◆ Goal of the exercise:
Restate the material word for word and leave out anything that is a picture.

[Start of Data section]

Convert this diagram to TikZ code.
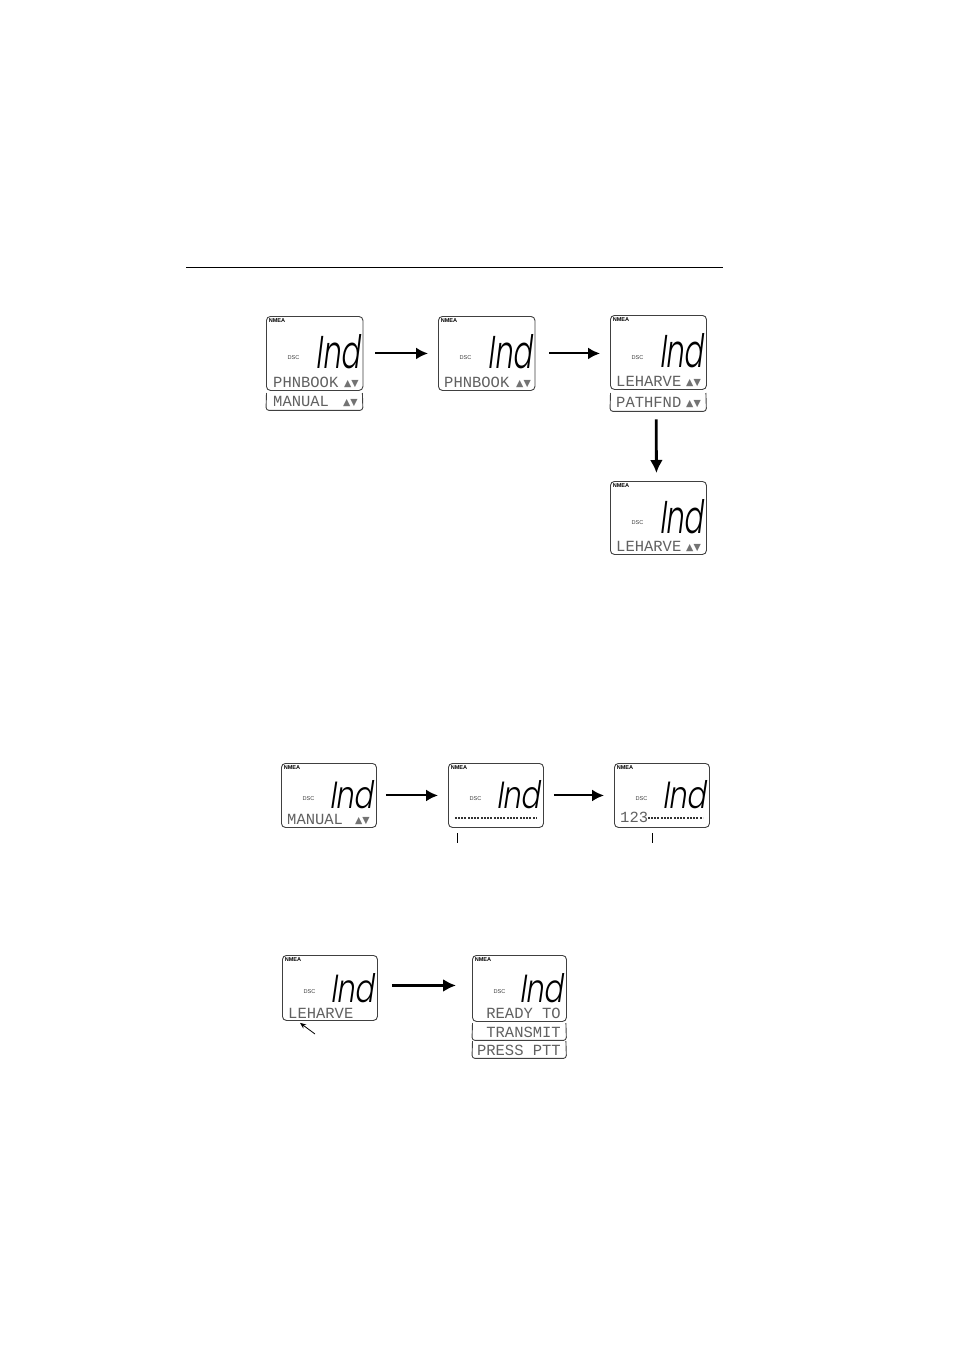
\documentclass[tikz,border=0pt]{standalone}
\usepackage{fontspec}
\setmainfont{Liberation Sans}
\newfontfamily\lcdfont{Liberation Mono}
\newfontfamily\symfont{DejaVu Sans}
\newfontfamily\indfont[FakeSlant=0.2]{Poppins Light}
\usetikzlibrary{arrows.meta,calc}
\definecolor{lcdgray}{gray}{0.38}
\tikzset{
  screen/.style={draw=black!75,line width=0.9pt,rounded corners=4pt,inner sep=0pt,anchor=north west},
  subbox/.style={inner sep=0pt,anchor=north west},
  subline/.style={draw=black!75,line width=0.9pt,rounded corners=3pt},
  flow/.style={-{Latex[length=12pt,width=12pt]},line width=2pt,black},
  flowthick/.style={-{Latex[length=13pt,width=13pt]},line width=2.8pt,black},
  thin line/.style={line width=0.8pt,black},
  lcdtext/.style={inner sep=0pt,anchor=base west,text=lcdgray,font=\fontsize{15.5pt}{16pt}\lcdfont},
  updown/.style={inner sep=0pt,anchor=base east,text=black!55,font=\fontsize{9.5pt}{10pt}\symfont},
  nmea label/.style={inner sep=0pt,font=\fontsize{5.6pt}{6pt}\bfseries},
  dsc label/.style={inner sep=0pt,text=black!75,font=\fontsize{5.6pt}{6pt}\selectfont},
  bigind/.style={inner sep=0pt,anchor=north east},
  dots/.style={line width=1.1pt,black!80,dash pattern=on 2pt off 1pt on 2pt off 1pt on 2pt off 1pt on 2pt off 2pt}
}
% name, left, top, width, height, dsc dy, ind top dy, ind height
\newcommand{\lcdscreen}[8]{%
  \node[screen,minimum width=#4pt,minimum height=#5pt] (#1) at (#2,#3) {};
  \node[nmea label] (#1nmea) at ($(#1.north west)+(11,5)$) {NMEA};
  \node[dsc label] (#1dsc) at ($(#1.north west)+(27.5,#6)$) {DSC};
  \node[bigind] (#1ind) at ($(#1.north east)+(-3.5,#7)$) {\resizebox{44pt}{#8pt}{\indfont Ind}};
}
\newcommand{\lcdsub}[5]{%
  \node[subbox,minimum width=#4pt,minimum height=#5pt] (#1) at (#2,#3) {};
  \draw[subline] ($(#1.north west)+(0.5,0)$) -- (#1.south west) -- (#1.south east) -- ($(#1.north east)+(-0.5,0)$);
}
\begin{document}
\begin{tikzpicture}[x=1pt,y=-1pt]
\useasboundingbox[fill=white] (0,0) rectangle (954,1351);
\draw[line width=1pt,black] (186,267) coordinate (rulea) -- (723,267) coordinate (ruleb);

% Row 1
\lcdscreen{a}{266}{316}{96.5}{74}{42}{18}{34}
\node[lcdtext] (atxt) at (273,387) {PHNBOOK};
\node[updown] (aud) at (359,386) {▲▼};
\lcdsub{asub}{266}{393}{96.5}{17}
\node[lcdtext] (asubtxt) at (273,406) {MANUAL};
\node[updown] (asubud) at (358,405) {▲▼};

\lcdscreen{b}{438}{316}{96.5}{74}{42}{18}{34}
\node[lcdtext] (btxt) at (444,387) {PHNBOOK};
\node[updown] (bud) at (531,386) {▲▼};

\lcdscreen{c}{610}{315}{96}{74}{43}{18}{34}
\node[lcdtext] (ctxt) at (616,386) {LEHARVE};
\node[updown] (cud) at (701,385) {▲▼};
\lcdsub{csub}{610}{393}{96}{18}
\node[lcdtext] (csubtxt) at (616,407) {PATHFND};
\node[updown] (csubud) at (701,406) {▲▼};

\lcdscreen{d}{610}{481}{96}{73}{42}{18}{34}
\node[lcdtext] (dtxt) at (616,551) {LEHARVE};
\node[updown] (dud) at (701,550) {▲▼};

\draw[flow] (a.east) [shorten <=12pt,shorten >=10pt] -- (b.west);
\draw[flow] (b.east) [shorten <=14pt,shorten >=10pt] -- (c.west |- b.east);
\draw[flowthick] ([xshift=-2pt]csub.south) [shorten <=8pt,shorten >=8pt] -- ([xshift=-2pt]d.north);

% Row 2
\lcdscreen{e}{281}{763}{95}{64}{36}{17}{28}
\node[lcdtext] (etxt) at (287,824) {MANUAL};
\node[updown] (eud) at (370,823) {▲▼};

\lcdscreen{f}{448}{763}{95}{64}{36}{17}{28}
\draw[dots] (455,818) coordinate (fdl) -- (537,818) coordinate (fdr);
\coordinate (ftick) at (457,833);
\draw[thin line] (ftick) -- ++(0,10);

\lcdscreen{g}{614}{763}{95}{64}{36}{17}{28}
\node[lcdtext] (gtxt) at (620,822) {123};
\draw[dots] (648,818) coordinate (gdl) -- (703,818) coordinate (gdr);
\coordinate (gtick) at (652,833);
\draw[thin line] (gtick) -- ++(0,10);

\draw[flow] (e.east) [shorten <=9pt,shorten >=10pt] -- (f.west);
\draw[flow] (f.east) [shorten <=10pt,shorten >=10pt] -- (g.west);

% Row 3
\lcdscreen{h}{282}{955}{95}{65}{37}{18}{29}
\node[lcdtext] (htxt) at (288,1018) {LEHARVE};
\coordinate (hptr) at (315,1034);
\draw[-{Stealth[length=6pt,width=5pt]},line width=0.8pt] (hptr) -- ($(h.south west)+(18,2)$);

\lcdscreen{i}{472}{955}{94}{66}{37}{18}{29}
\node[lcdtext,anchor=base east] (itxt) at (561,1018) {READY TO};
\lcdsub{isuba}{472}{1023}{94}{17}
\node[lcdtext,anchor=base east] (isubatxt) at (561,1037) {TRANSMIT};
\lcdsub{isubb}{472}{1041}{94}{17}
\node[lcdtext,anchor=base east] (isubbtxt) at (561,1055) {PRESS PTT};

\coordinate (hout) at ([yshift=2.5pt]h.east);
\draw[flowthick] (hout) [shorten <=14pt,shorten >=16pt] -- (hout -| i.west);
\end{tikzpicture}
\end{document}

[End of Data section]

◆ Exercise response:
Convert this diagram to TikZ code.
\documentclass[tikz,border=0pt]{standalone}
\usepackage{fontspec}
\setmainfont{Liberation Sans}
\newfontfamily\lcdfont{Liberation Mono}
\newfontfamily\symfont{DejaVu Sans}
\newfontfamily\indfont[FakeSlant=0.2]{Poppins Light}
\usetikzlibrary{arrows.meta,calc}
\definecolor{lcdgray}{gray}{0.38}
\tikzset{
  screen/.style={draw=black!75,line width=0.9pt,rounded corners=4pt,inner sep=0pt,anchor=north west},
  subbox/.style={inner sep=0pt,anchor=north west},
  subline/.style={draw=black!75,line width=0.9pt,rounded corners=3pt},
  flow/.style={-{Latex[length=12pt,width=12pt]},line width=2pt,black},
  flowthick/.style={-{Latex[length=13pt,width=13pt]},line width=2.8pt,black},
  thin line/.style={line width=0.8pt,black},
  lcdtext/.style={inner sep=0pt,anchor=base west,text=lcdgray,font=\fontsize{15.5pt}{16pt}\lcdfont},
  updown/.style={inner sep=0pt,anchor=base east,text=black!55,font=\fontsize{9.5pt}{10pt}\symfont},
  nmea label/.style={inner sep=0pt,font=\fontsize{5.6pt}{6pt}\bfseries},
  dsc label/.style={inner sep=0pt,text=black!75,font=\fontsize{5.6pt}{6pt}\selectfont},
  bigind/.style={inner sep=0pt,anchor=north east},
  dots/.style={line width=1.1pt,black!80,dash pattern=on 2pt off 1pt on 2pt off 1pt on 2pt off 1pt on 2pt off 2pt}
}
% name, left, top, width, height, dsc dy, ind top dy, ind height
\newcommand{\lcdscreen}[8]{%
  \node[screen,minimum width=#4pt,minimum height=#5pt] (#1) at (#2,#3) {};
  \node[nmea label] (#1nmea) at ($(#1.north west)+(11,5)$) {NMEA};
  \node[dsc label] (#1dsc) at ($(#1.north west)+(27.5,#6)$) {DSC};
  \node[bigind] (#1ind) at ($(#1.north east)+(-3.5,#7)$) {\resizebox{44pt}{#8pt}{\indfont Ind}};
}
\newcommand{\lcdsub}[5]{%
  \node[subbox,minimum width=#4pt,minimum height=#5pt] (#1) at (#2,#3) {};
  \draw[subline] ($(#1.north west)+(0.5,0)$) -- (#1.south west) -- (#1.south east) -- ($(#1.north east)+(-0.5,0)$);
}
\begin{document}
\begin{tikzpicture}[x=1pt,y=-1pt]
\useasboundingbox[fill=white] (0,0) rectangle (954,1351);
\draw[line width=1pt,black] (186,267) coordinate (rulea) -- (723,267) coordinate (ruleb);

% Row 1
\lcdscreen{a}{266}{316}{96.5}{74}{42}{18}{34}
\node[lcdtext] (atxt) at (273,387) {PHNBOOK};
\node[updown] (aud) at (359,386) {▲▼};
\lcdsub{asub}{266}{393}{96.5}{17}
\node[lcdtext] (asubtxt) at (273,406) {MANUAL};
\node[updown] (asubud) at (358,405) {▲▼};

\lcdscreen{b}{438}{316}{96.5}{74}{42}{18}{34}
\node[lcdtext] (btxt) at (444,387) {PHNBOOK};
\node[updown] (bud) at (531,386) {▲▼};

\lcdscreen{c}{610}{315}{96}{74}{43}{18}{34}
\node[lcdtext] (ctxt) at (616,386) {LEHARVE};
\node[updown] (cud) at (701,385) {▲▼};
\lcdsub{csub}{610}{393}{96}{18}
\node[lcdtext] (csubtxt) at (616,407) {PATHFND};
\node[updown] (csubud) at (701,406) {▲▼};

\lcdscreen{d}{610}{481}{96}{73}{42}{18}{34}
\node[lcdtext] (dtxt) at (616,551) {LEHARVE};
\node[updown] (dud) at (701,550) {▲▼};

\draw[flow] (a.east) [shorten <=12pt,shorten >=10pt] -- (b.west);
\draw[flow] (b.east) [shorten <=14pt,shorten >=10pt] -- (c.west |- b.east);
\draw[flowthick] ([xshift=-2pt]csub.south) [shorten <=8pt,shorten >=8pt] -- ([xshift=-2pt]d.north);

% Row 2
\lcdscreen{e}{281}{763}{95}{64}{36}{17}{28}
\node[lcdtext] (etxt) at (287,824) {MANUAL};
\node[updown] (eud) at (370,823) {▲▼};

\lcdscreen{f}{448}{763}{95}{64}{36}{17}{28}
\draw[dots] (455,818) coordinate (fdl) -- (537,818) coordinate (fdr);
\coordinate (ftick) at (457,833);
\draw[thin line] (ftick) -- ++(0,10);

\lcdscreen{g}{614}{763}{95}{64}{36}{17}{28}
\node[lcdtext] (gtxt) at (620,822) {123};
\draw[dots] (648,818) coordinate (gdl) -- (703,818) coordinate (gdr);
\coordinate (gtick) at (652,833);
\draw[thin line] (gtick) -- ++(0,10);

\draw[flow] (e.east) [shorten <=9pt,shorten >=10pt] -- (f.west);
\draw[flow] (f.east) [shorten <=10pt,shorten >=10pt] -- (g.west);

% Row 3
\lcdscreen{h}{282}{955}{95}{65}{37}{18}{29}
\node[lcdtext] (htxt) at (288,1018) {LEHARVE};
\coordinate (hptr) at (315,1034);
\draw[-{Stealth[length=6pt,width=5pt]},line width=0.8pt] (hptr) -- ($(h.south west)+(18,2)$);

\lcdscreen{i}{472}{955}{94}{66}{37}{18}{29}
\node[lcdtext,anchor=base east] (itxt) at (561,1018) {READY TO};
\lcdsub{isuba}{472}{1023}{94}{17}
\node[lcdtext,anchor=base east] (isubatxt) at (561,1037) {TRANSMIT};
\lcdsub{isubb}{472}{1041}{94}{17}
\node[lcdtext,anchor=base east] (isubbtxt) at (561,1055) {PRESS PTT};

\coordinate (hout) at ([yshift=2.5pt]h.east);
\draw[flowthick] (hout) [shorten <=14pt,shorten >=16pt] -- (hout -| i.west);
\end{tikzpicture}
\end{document}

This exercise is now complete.